Percy turned from the window in time to catch the last flicker in the green eyes fixed upon Ollie before the lids fluttered
closed and the light was gone.

Chapter Forty-three

I
t seemed to Percy in the days following that Mary never left her stance before her parlor window overlooking the reclaimed
rose garden. Morning, noon, and night he’d find her standing there, her back to the room, hands clasping her elbows, an aloof
figure, drawn into herself. He was powerless to comfort her. He could not look into the grieving eyes of the mother of his
son without betraying the grief of the father in his.

He and Ollie and Sassie received the callers to the house, accepted the telegrams, the gifts of food and flowers, while Mary
stood her vigil at the window, often acknowledging the condolences murmured to her frozen profile with only a nod of her dark
chignoned head.

“Chérie…,
” Ollie consoled, embracing her stiff shoulders, smoothing the sleek sides of her hair, brushing his lips against the high,
stoic curve of her cheek. “
Ma chérie…”

Finally, Percy could keep himself from her no longer. She was wasting away, turning to stone before the window. “Mary?” he
said softly, laying a hand on her shoulder. To his surprise, as if she’d been waiting for him, she reached up and clutched
it to her collarbone. They were alone in the house. Ollie was at the store and Sassie at the market.

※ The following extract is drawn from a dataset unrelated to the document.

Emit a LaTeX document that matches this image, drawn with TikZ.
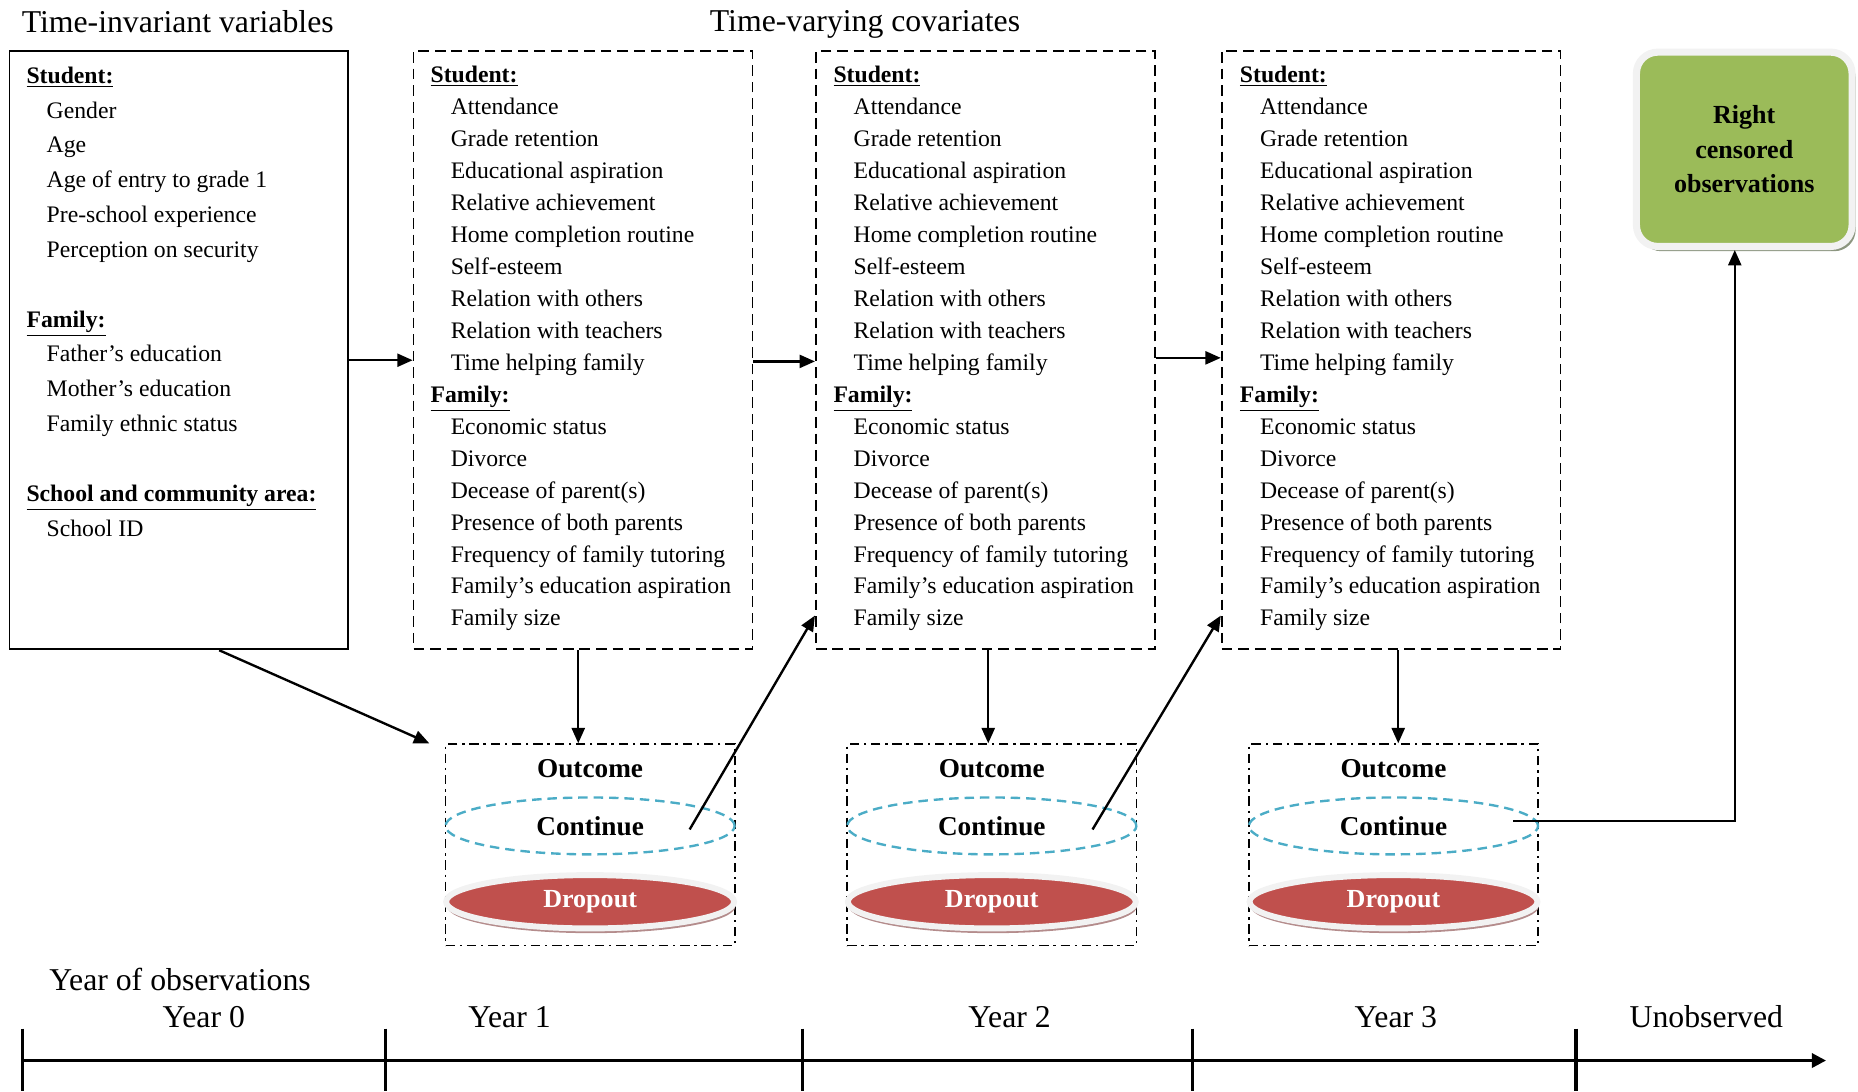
\documentclass[tikz,border=0pt]{standalone}
\usepackage{fontspec}
\setmainfont{Liberation Serif}
\usepackage{tikz}
\usetikzlibrary{arrows.meta,shapes.geometric,shadows,positioning}
\definecolor{contblue}{HTML}{4BACC6}
\definecolor{dropred}{HTML}{C0504D}
\definecolor{ringgray}{HTML}{F2F2F2}
\definecolor{dropshade}{HTML}{B48C8C}
\definecolor{censgreen}{HTML}{9BBB59}
\definecolor{censshade}{HTML}{8C9680}
\newcommand{\vhead}[1]{\underline{\textbf{#1}}}
\newcommand{\vitem}[1]{\hspace*{8.5pt}#1}
\newcommand{\covlist}{%
    \vhead{Student:}\\
    \vitem{Attendance}\\
    \vitem{Grade retention}\\
    \vitem{Educational aspiration}\\
    \vitem{Relative achievement}\\
    \vitem{Home completion routine}\\
    \vitem{Self-esteem}\\
    \vitem{Relation with others}\\
    \vitem{Relation with teachers}\\
    \vitem{Time helping family}\\
    \vhead{Family:}\\
    \vitem{Economic status}\\
    \vitem{Divorce}\\
    \vitem{Decease of parent(s)}\\
    \vitem{Presence of both parents}\\
    \vitem{Frequency of family tutoring}\\
    \vitem{Family’s education aspiration}\\
    \vitem{Family size}}
\newcommand{\outcomegroup}[2]{
    \node[outbox] (out#1) at (#2,713) {};
    \node[outlabel] (outlbl#1) at (#2,649) {Outcome};
    \node[contell] (cont#1) at (#2,697) {Continue};
    \node[dropell] (drop#1) at (#2,761) {Dropout};
}
\tikzset{
    invbox/.style={draw, line width=0.75pt, minimum width=143pt, minimum height=252.5pt, inner sep=0pt},
    covbox/.style={invbox, dash pattern=on 4.5pt off 2.5pt},
    vtext/.style={anchor=north west, inner sep=0pt, align=left, font=\fontsize{10}{13.5}\selectfont},
    headtext/.style={font=\fontsize{13.4}{16}\selectfont, inner sep=0pt},
    outbox/.style={draw, line width=0.7pt, dash pattern=on 4pt off 2pt on 1pt off 2pt, minimum width=122pt, minimum height=85pt},
    outlabel/.style={font=\bfseries\fontsize{11.5}{13}\selectfont, inner sep=0pt},
    contell/.style={ellipse, draw=contblue, line width=1pt, dash pattern=on 4pt off 2.5pt, minimum width=122pt, minimum height=24pt, inner sep=0pt, font=\bfseries\fontsize{11.5}{13}\selectfont},
    dropell/.style={ellipse, draw=ringgray, line width=2.5pt, fill=dropred, minimum width=121.5pt, minimum height=22.5pt, inner sep=0pt, text=white, font=\bfseries\fontsize{11}{13}\selectfont, drop shadow={shadow xshift=0.5pt, shadow yshift=-2pt, fill=dropshade, opacity=1}},
    censbox/.style={rectangle, rounded corners=9pt, draw=ringgray, line width=3pt, fill=censgreen, minimum width=91pt, minimum height=82pt, align=center, font=\bfseries\fontsize{11}{14.5}\selectfont, drop shadow={shadow xshift=1.5pt, shadow yshift=-2pt, fill=censshade, opacity=1}},
    conn/.style={line width=1pt, -{Triangle[length=6.5pt,width=5.5pt]}},
    timeline/.style={line width=1.3pt}
}

\begin{document}
\begin{tikzpicture}[x=0.5pt, y=-0.5pt]
    \useasboundingbox (0,0) rectangle (1568,921);
    \node[headtext] (invtitle) at (150,18) {Time-invariant variables};
    \node[headtext, anchor=base] (covtitle) at (730,27) {Time-varying covariates};

    \node[invbox] (inv) at (151,295.5) {};
    \node[vtext, font=\fontsize{10}{14.7}\selectfont] (invtext) at (22,56) {%
        \vhead{Student:}\\
        \vitem{Gender}\\
        \vitem{Age}\\
        \vitem{Age of entry to grade 1}\\
        \vitem{Pre-school experience}\\
        \vitem{Perception on security}\\[14.7pt]
        \vhead{Family:}\\
        \vitem{Father’s education}\\
        \vitem{Mother’s education}\\
        \vitem{Family ethnic status}\\[14.7pt]
        \vhead{School and community area:}\\
        \vitem{School ID}};

    \node[covbox] (box1) at (492,295.5) {};
    \node[vtext] (text1) at (363,55) {\covlist};
    \node[covbox] (box2) at (831.5,295.5) {};
    \node[vtext] (text2) at (703,55) {\covlist};
    \node[covbox] (box3) at (1174,295.5) {};
    \node[vtext] (text3) at (1046,55) {\covlist};

    \node[censbox] (cens) at (1472,126) {Right\\censored\\observations};

    \outcomegroup{1}{498}
    \outcomegroup{2}{837}
    \outcomegroup{3}{1176}

    \draw[conn] ([yshift=-4.25pt]inv.east) -- ([yshift=-4.25pt]box1.west);
    \draw[conn] ([yshift=-4.75pt]box1.east) -- ([yshift=-4.75pt]box2.west);
    \draw[conn] ([yshift=-3.25pt]box2.east) -- ([yshift=-3.25pt]box3.west);
    \draw[conn] ([xshift=17pt]inv.south) -- ([xshift=-6.5pt]out1.north west);
    \draw[conn] ([xshift=-2pt]box1.south) -- ([xshift=-2pt]box1.south |- out1.north);
    \draw[conn] ([xshift=1.25pt]box2.south) -- ([xshift=1.25pt]box2.south |- out2.north);
    \draw[conn] ([xshift=3pt]box3.south) -- ([xshift=3pt]box3.south |- out3.north);
    \draw[conn] (cont1.center) ++(84,3) -- ([yshift=-112pt]box2.west);
    \draw[conn] (cont2.center) ++(85,3) -- ([yshift=-112pt]box3.west);
    \draw[conn] (cont3.east) ++(-22,-4) -| ([xshift=-4pt]cens.south);

    \node[headtext] (yrobs) at (152,827) {Year of observations};
    \node[headtext] (yr0) at (172,858) {Year 0};
    \node[headtext] (yr1) at (430,858) {Year 1};
    \node[headtext] (yr2) at (852,858) {Year 2};
    \node[headtext] (yr3) at (1178,858) {Year 3};
    \node[headtext] (yrun) at (1440,858) {Unobserved};
    \coordinate (tstart) at (19,895);
    \coordinate (tend) at (1541,895);
    \draw[timeline, -{Triangle[length=6pt,width=6pt]}] (tstart) -- (tend);
    \foreach \tx in {19,325,677,1006,1330}
        \draw[timeline] (\tx,868) -- (\tx,921);
\end{tikzpicture}
\end{document}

He’d come in at Sara’s
behest only to drop off in the hall a basket of condolence letters written by Matthew’s classmates.

“I thought it was overexertion, Percy. You know how hard the boys practice and how drained they get the first weeks of football
practice, playing in those uniforms in humidity and heat. I begged him to get more rest, to eat more, to drink plenty of water….”

His ears thrummed. What was her point?

“And in spite of what you no doubt think, I didn’t haul him out to Somerset to force-feed his heritage to him. I did it because
it was the only way I could have him to myself. I lived for summers and Saturday mornings. I knew the time was coming when
I’d have to give him up to… his own dreams. He talked of becoming a coach.”

Why was she telling him this? But he believed he knew. Yes, she’d perceived correctly that in the first crazed days of his
grief, he’d asked himself if Matthew would have survived if she’d been home to notice his illness. But that had been unjust.
She could have been around twenty-four hours a day and it wouldn’t have mattered. Matthew would have concealed his condition
from her. It had taken him years to see it—to admit it to himself—but Matthew had belonged to Ollie. He’d loved Mary, but
he preferred the man he thought was his father. Ollie had been his confidant, his friend, his pal. Mary had been almost like
an interloper, no matter how hard she tried to create a bond between them. Matthew had shut her out, and—as always when alone—she
had turned to the land. He only now realized how hurt she’d been, how lonely.